▸ GIVEN EXERCISE
Every line from the start of the records through the line with "-0.001, 0.0016, 0.002]" is to be written out exactly; pictures are not.

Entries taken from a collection
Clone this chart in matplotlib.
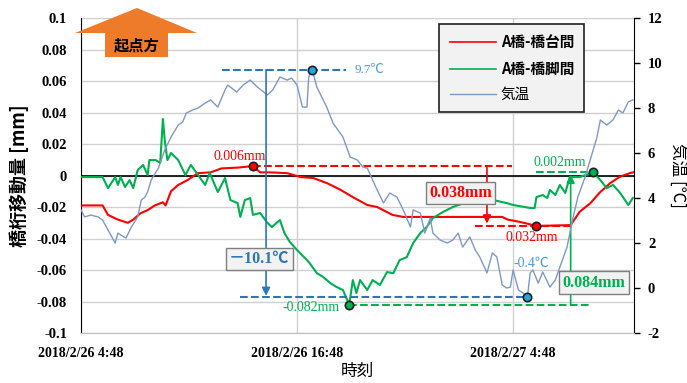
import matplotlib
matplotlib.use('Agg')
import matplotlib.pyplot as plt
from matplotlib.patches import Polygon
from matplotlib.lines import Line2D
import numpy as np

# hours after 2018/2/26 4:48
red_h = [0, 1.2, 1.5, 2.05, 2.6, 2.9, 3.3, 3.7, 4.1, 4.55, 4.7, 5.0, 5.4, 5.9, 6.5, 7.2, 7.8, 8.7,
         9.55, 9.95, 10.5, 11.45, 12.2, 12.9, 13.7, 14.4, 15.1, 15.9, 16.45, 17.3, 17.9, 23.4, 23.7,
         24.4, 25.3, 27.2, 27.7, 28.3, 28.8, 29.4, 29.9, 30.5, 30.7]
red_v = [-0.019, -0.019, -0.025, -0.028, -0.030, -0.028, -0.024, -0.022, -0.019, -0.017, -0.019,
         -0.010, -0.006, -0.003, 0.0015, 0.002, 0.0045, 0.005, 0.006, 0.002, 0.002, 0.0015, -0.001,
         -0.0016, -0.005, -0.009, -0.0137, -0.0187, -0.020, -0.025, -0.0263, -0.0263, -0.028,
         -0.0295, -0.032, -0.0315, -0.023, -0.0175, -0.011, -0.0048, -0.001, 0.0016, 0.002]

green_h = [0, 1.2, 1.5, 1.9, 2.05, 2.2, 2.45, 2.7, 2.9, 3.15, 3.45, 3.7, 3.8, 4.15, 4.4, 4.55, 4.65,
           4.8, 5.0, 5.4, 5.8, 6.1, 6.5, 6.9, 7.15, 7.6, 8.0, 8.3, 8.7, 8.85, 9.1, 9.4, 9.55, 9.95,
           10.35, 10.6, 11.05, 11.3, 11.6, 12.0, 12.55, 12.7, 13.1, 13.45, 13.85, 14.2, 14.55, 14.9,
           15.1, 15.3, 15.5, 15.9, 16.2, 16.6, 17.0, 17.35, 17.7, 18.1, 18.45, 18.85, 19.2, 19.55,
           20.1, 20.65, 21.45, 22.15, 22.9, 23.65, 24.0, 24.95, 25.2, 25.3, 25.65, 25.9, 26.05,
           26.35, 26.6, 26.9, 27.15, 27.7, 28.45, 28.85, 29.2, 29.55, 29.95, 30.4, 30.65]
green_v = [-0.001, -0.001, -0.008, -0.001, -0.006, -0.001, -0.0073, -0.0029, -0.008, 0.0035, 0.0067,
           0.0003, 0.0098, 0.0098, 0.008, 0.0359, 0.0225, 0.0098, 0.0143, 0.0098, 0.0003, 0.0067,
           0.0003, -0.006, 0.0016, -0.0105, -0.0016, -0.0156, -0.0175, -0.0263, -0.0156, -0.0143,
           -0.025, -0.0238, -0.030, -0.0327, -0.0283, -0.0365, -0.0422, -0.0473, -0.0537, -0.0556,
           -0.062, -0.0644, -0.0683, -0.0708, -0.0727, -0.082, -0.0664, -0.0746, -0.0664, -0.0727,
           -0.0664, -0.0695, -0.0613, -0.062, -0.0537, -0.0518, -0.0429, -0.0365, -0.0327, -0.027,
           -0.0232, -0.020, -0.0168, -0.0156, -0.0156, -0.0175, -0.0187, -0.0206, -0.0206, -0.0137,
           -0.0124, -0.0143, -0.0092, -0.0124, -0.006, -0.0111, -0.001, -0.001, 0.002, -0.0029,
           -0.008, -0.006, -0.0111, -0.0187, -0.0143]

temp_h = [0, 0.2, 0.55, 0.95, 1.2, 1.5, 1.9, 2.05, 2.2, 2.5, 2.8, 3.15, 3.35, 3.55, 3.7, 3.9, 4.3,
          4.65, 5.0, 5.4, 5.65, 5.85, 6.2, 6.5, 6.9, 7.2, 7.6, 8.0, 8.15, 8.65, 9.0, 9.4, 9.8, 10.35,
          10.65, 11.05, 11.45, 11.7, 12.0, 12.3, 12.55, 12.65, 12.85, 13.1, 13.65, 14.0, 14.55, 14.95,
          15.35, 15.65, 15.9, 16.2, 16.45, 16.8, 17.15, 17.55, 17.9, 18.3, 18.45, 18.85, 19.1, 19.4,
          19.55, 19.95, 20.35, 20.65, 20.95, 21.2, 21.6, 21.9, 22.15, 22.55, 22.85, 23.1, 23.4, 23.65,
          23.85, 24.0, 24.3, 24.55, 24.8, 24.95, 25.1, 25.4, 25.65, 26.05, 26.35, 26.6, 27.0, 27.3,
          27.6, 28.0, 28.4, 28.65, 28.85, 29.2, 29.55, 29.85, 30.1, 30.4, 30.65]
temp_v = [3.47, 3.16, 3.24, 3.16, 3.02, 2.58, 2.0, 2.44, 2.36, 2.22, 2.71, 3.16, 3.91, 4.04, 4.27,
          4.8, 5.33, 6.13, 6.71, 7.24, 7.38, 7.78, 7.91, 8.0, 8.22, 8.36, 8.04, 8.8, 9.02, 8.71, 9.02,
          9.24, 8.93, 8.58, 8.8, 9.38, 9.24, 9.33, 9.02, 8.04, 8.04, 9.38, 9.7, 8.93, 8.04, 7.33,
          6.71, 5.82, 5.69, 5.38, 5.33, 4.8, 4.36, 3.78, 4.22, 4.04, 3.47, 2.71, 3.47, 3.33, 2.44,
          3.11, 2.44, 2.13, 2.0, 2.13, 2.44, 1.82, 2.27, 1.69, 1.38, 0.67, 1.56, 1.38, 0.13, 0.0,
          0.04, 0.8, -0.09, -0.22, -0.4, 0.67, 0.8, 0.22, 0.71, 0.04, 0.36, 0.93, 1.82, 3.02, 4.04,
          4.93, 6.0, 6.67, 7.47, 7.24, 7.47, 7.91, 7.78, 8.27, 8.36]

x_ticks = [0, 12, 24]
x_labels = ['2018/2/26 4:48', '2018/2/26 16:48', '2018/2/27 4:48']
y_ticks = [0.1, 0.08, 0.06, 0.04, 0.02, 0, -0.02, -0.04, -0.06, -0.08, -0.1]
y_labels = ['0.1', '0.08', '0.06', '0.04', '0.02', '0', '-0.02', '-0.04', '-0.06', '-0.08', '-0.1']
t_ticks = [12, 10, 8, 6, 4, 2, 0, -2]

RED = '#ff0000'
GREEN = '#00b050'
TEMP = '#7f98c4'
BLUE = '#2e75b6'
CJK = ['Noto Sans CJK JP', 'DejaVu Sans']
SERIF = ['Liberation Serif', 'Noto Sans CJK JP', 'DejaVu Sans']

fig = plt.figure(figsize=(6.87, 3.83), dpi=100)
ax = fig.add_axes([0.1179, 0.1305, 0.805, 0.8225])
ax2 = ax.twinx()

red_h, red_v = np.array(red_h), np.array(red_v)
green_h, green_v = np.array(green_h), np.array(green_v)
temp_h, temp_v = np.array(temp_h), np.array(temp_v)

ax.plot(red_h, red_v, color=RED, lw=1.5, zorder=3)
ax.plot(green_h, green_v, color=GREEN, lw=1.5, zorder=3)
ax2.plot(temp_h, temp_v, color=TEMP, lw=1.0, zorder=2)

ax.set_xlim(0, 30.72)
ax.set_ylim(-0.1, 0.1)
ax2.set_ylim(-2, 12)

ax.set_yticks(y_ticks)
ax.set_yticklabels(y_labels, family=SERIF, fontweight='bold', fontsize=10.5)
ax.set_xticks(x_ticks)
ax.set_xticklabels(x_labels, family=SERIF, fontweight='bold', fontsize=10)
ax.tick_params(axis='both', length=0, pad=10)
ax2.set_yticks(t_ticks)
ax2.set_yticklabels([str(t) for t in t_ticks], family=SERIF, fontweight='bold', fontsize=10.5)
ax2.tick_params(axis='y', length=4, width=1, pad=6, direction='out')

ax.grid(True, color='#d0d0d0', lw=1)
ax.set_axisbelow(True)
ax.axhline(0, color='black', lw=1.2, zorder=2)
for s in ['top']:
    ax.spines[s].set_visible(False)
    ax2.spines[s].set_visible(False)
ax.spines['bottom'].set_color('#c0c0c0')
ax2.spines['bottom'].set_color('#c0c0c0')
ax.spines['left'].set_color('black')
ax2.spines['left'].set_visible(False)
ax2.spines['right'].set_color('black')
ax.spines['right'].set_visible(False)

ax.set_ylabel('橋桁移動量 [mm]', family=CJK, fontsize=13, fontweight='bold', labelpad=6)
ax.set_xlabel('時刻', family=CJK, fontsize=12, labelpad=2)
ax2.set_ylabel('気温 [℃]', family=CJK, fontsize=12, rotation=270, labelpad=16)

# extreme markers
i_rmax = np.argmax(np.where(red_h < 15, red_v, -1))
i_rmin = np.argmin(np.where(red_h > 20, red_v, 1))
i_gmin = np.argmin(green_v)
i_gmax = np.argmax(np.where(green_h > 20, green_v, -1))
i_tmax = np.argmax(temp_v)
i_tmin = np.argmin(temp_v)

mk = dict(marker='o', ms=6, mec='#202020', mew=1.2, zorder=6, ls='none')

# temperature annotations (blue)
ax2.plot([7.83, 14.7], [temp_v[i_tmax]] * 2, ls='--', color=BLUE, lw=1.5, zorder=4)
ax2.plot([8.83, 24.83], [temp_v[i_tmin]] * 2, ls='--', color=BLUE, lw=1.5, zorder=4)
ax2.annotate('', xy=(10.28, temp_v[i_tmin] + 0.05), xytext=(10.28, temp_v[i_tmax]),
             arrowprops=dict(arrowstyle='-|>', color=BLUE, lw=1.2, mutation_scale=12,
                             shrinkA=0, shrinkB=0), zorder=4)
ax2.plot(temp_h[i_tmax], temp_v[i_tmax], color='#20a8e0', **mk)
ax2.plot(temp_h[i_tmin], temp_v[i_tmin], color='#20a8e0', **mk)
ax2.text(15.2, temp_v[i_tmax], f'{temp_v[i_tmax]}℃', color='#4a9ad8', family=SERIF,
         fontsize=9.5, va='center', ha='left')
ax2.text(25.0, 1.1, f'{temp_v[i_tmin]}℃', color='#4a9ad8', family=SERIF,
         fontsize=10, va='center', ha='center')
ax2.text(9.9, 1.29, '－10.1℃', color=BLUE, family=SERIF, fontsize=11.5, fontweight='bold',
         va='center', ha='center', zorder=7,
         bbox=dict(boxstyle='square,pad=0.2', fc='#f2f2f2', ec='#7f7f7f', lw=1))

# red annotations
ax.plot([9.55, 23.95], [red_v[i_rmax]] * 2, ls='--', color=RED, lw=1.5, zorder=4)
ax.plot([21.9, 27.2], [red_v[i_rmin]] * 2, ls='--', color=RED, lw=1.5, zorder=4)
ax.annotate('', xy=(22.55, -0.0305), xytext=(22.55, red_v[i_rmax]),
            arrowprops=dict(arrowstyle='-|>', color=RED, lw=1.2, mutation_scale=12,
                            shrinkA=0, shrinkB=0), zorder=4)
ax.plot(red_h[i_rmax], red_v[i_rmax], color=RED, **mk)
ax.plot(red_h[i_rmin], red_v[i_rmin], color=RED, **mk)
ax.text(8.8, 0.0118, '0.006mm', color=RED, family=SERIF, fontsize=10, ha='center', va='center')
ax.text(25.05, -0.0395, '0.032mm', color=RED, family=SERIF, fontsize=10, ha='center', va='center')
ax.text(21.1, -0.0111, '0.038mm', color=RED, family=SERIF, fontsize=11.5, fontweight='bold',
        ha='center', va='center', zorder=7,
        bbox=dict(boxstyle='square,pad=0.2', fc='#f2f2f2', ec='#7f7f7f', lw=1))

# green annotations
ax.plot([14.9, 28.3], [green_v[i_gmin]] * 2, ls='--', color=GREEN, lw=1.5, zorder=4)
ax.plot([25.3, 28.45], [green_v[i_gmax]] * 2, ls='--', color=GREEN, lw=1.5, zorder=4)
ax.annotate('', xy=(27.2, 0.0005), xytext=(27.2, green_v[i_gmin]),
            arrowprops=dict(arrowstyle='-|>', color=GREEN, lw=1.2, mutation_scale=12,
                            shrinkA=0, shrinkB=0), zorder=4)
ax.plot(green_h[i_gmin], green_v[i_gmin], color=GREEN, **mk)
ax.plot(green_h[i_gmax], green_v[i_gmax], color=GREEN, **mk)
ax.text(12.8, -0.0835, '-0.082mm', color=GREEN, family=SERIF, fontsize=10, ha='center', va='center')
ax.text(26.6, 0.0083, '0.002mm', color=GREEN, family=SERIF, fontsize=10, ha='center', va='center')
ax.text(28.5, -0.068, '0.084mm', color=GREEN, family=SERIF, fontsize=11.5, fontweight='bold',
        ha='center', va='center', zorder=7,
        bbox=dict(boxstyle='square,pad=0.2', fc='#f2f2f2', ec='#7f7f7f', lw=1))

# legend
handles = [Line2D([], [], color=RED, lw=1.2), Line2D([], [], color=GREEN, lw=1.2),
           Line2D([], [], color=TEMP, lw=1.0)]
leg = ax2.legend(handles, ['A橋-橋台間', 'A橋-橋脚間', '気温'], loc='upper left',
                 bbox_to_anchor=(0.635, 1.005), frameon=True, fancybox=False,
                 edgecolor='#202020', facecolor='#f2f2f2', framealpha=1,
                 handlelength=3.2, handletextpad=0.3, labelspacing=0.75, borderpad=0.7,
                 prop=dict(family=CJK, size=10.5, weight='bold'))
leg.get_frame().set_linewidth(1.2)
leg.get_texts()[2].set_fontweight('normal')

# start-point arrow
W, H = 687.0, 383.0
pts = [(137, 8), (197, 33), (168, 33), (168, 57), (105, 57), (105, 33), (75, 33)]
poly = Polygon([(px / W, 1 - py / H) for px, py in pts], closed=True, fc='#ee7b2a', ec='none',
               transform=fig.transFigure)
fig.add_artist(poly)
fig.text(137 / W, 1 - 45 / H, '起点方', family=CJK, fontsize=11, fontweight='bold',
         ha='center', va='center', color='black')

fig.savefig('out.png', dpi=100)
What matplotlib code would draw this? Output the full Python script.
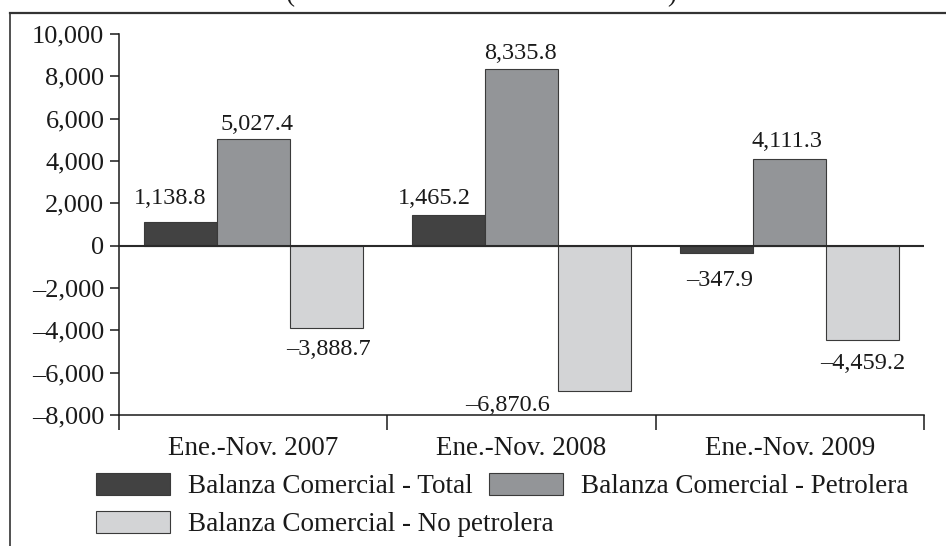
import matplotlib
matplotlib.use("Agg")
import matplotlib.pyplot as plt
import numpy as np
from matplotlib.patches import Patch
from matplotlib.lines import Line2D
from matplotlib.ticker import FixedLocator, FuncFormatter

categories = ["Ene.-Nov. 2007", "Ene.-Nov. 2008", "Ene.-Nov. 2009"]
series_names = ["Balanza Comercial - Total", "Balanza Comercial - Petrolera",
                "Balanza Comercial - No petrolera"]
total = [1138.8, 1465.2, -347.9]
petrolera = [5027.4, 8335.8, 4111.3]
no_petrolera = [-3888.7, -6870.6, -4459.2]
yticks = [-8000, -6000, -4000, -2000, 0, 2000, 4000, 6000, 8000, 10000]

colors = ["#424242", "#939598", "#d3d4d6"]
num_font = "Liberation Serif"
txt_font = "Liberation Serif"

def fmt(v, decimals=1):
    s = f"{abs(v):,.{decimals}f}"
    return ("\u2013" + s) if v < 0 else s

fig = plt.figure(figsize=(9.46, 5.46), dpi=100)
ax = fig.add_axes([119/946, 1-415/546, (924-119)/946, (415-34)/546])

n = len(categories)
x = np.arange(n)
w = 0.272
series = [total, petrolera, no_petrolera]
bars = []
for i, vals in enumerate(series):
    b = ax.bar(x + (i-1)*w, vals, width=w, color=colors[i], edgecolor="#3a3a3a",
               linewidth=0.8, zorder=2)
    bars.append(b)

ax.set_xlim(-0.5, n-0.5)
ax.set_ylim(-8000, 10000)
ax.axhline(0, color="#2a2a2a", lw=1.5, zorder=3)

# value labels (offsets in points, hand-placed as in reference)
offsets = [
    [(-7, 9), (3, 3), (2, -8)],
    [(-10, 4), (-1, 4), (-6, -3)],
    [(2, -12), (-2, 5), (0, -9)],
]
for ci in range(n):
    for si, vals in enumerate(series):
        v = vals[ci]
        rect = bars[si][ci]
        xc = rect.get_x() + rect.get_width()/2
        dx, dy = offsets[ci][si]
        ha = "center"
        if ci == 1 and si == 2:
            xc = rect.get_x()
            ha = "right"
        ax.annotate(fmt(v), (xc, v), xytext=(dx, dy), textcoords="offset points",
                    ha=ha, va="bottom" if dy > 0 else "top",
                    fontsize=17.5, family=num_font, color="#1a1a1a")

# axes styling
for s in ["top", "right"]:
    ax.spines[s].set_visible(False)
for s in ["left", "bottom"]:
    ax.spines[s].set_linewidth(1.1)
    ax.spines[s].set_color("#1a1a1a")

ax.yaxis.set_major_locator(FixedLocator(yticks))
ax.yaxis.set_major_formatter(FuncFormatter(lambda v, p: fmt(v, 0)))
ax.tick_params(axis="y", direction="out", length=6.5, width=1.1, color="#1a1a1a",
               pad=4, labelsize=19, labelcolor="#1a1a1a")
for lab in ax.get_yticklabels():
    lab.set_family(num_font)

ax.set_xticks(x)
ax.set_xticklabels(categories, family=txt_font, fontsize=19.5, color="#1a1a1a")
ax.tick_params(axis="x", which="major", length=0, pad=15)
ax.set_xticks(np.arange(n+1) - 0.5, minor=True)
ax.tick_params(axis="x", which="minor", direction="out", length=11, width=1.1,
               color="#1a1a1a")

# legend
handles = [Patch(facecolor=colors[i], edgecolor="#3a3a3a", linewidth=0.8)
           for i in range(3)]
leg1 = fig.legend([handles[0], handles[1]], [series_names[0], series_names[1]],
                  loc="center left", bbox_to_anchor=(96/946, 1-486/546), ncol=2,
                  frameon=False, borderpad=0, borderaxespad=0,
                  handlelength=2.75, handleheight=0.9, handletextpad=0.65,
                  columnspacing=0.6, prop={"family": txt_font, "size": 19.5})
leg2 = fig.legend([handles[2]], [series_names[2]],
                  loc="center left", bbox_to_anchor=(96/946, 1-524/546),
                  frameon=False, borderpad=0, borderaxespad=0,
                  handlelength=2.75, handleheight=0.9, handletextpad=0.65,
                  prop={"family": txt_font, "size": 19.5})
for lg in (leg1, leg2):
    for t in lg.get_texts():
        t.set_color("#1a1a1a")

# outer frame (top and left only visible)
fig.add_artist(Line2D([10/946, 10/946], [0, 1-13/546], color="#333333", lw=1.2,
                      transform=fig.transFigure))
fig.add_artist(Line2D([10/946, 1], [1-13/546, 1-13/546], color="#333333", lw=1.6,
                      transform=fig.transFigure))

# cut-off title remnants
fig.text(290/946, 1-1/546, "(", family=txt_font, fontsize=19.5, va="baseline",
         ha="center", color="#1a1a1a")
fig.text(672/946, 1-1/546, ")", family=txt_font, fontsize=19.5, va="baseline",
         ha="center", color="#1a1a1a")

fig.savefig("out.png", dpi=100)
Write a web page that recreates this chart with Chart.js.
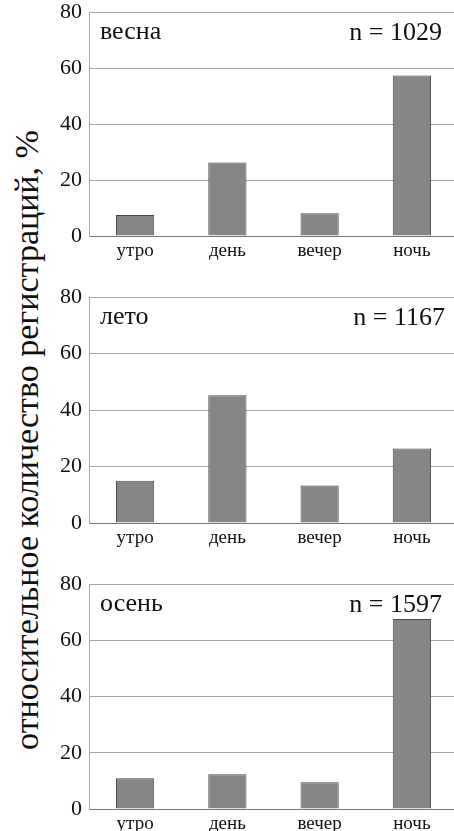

▸ TASK SOLUTION
Clone this chart in matplotlib.
import matplotlib
matplotlib.use('Agg')
import matplotlib.pyplot as plt
from matplotlib.patches import Polygon
from matplotlib.lines import Line2D
import numpy as np

# hours after 2018/2/26 4:48
red_h = [0, 1.2, 1.5, 2.05, 2.6, 2.9, 3.3, 3.7, 4.1, 4.55, 4.7, 5.0, 5.4, 5.9, 6.5, 7.2, 7.8, 8.7,
         9.55, 9.95, 10.5, 11.45, 12.2, 12.9, 13.7, 14.4, 15.1, 15.9, 16.45, 17.3, 17.9, 23.4, 23.7,
         24.4, 25.3, 27.2, 27.7, 28.3, 28.8, 29.4, 29.9, 30.5, 30.7]
red_v = [-0.019, -0.019, -0.025, -0.028, -0.030, -0.028, -0.024, -0.022, -0.019, -0.017, -0.019,
         -0.010, -0.006, -0.003, 0.0015, 0.002, 0.0045, 0.005, 0.006, 0.002, 0.002, 0.0015, -0.001,
         -0.0016, -0.005, -0.009, -0.0137, -0.0187, -0.020, -0.025, -0.0263, -0.0263, -0.028,
         -0.0295, -0.032, -0.0315, -0.023, -0.0175, -0.011, -0.0048, -0.001, 0.0016, 0.002]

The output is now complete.